Al termine di questo giorno santo, tradizionalmente consacrato alla memoria della passione e morte del Signore, la situazione difficile che stiamo vivendo nel mondo ci ha impedito di uscire processionalmente in preghiera, per le antiche vie di Gubbio, dietro la statua di Gesù morto e deposto dalla croce.
Questo gesto devoto e intimo, di un popolo che esce dalle proprie case e dalle chiese per riunirsi, che cammina silente e orante, che innalza canti e lamentazioni, che rischiara le tenebre della notte con la fioca luce del fuoco, attraversando le strade della vita di ogni giorno, non è un corteo funebre. Non accompagna un morto al sepolcro. Non celebra la vittoria incondizionata della morte sulla vita.
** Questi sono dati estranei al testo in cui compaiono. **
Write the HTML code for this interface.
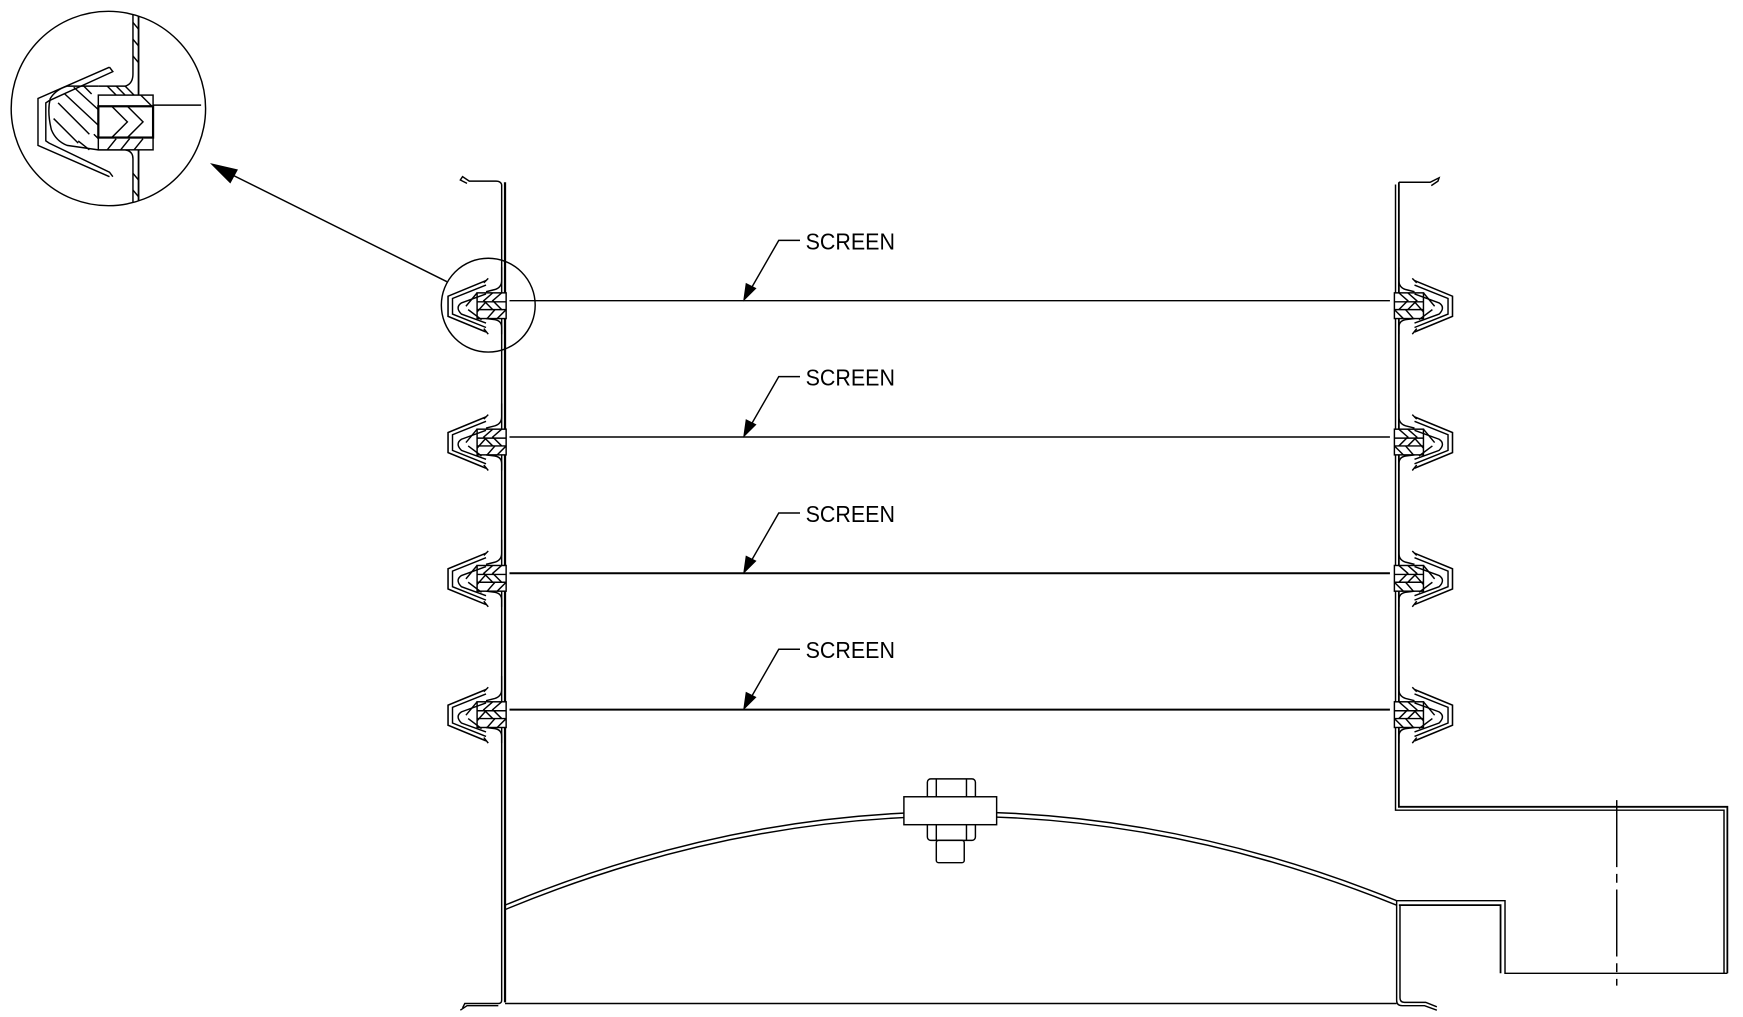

È piuttosto un corteo trionfante, di una Chiesa che si stringe con affetto al corpo martoriato dal male del suo Signore. Quel corpo che Dio ha voluto per incontrarci e ascoltarci, per toccarci e guarirci, per donarsi a noi e nutrirci di sé. Un corpo come il nostro, che da allora abbiamo in Gesù crocifisso un custode buono e un protettore potente. Ogni male che ci minaccia, che ci inganna, che ci sfigura trova nel corpo di Cristo trafitto il suo limite, la sua fine, e dunque la nostra salvezza. “Dalle sue piaghe siamo stati guariti” (Is. 53,5).
Se non possiamo onorarlo con la nostra presenza stasera, gli renda onore tutta la nostra vita. Con il rispetto profondo per ogni uomo, senza distinzione alcuna, specialmente verso chi più soffre. Con scelte di bene decise e luminose che ci dichiarino con forza contro ogni forma di male. Con una volontà di comunione e di collaborazione per una migliore coabitazione in questa nostra casa comune.
Se stasera non condividiamo unanime la preghiera, diventino preghiera i nostri pensieri, i nostri sentimenti, i gesti e le azioni semplici di ogni momento. Sia come una lode di ringraziamento il nostro usare le cose, il prendere il cibo, il conservare l’ambiente. Siano come un’intercessione i nostri atti di bene, le attenzioni ai piccoli e ai fragili, i gesti dell’affetto. Siano come un atto di adorazione e un’umile richiesta di perdono le nostre parole del mattino e della sera.
Se non sarà il nostro canto, e quello del Miserere, a coinvolgerci stasera nella sorprendente passione di Dio per l’umanità, si innalzi nei giorni dal cuore di questo popolo il canto della solidarietà e della condivisione con i più bisognosi. Viaggino lontano le note che raccontano di noi i segni concreti della premura verso chi è appesantito dalla vita. Diventino familiari le parole e i versi che disegnano tra noi un comune senso del dovere e della responsabilità.
La statua del Cristo morto è tradizionalmente seguita da quella della Madonna addolorata, che riassume in sé tutto il dolore e il male che si è abbattuto sul Giusto innocente, e la triste consapevolezza che il patire del Figlio di Dio, accolto per amore e con obbedienza al Padre, è il sacrificio che salva noi che lo meritavamo per i nostri peccati.
Ci aiuti Maria a sentire quale grande tribolazione ha vissuto suo figlio per ciascuno di noi, per difenderci dal male, per combattere il nostro peccato, per sopravvivere alla morte. La Madre dolcissima che Gesù ci ha donato dalla croce, la discepola fedele che non ha temuto di rimanere fino alla fine, l’apostola credente che non ha dubitato della sua vittoria sulla morte, lei, e solo lei ci accompagni in quell’autentica e quotidiana processione che è il cammino della nostra vita. Amen.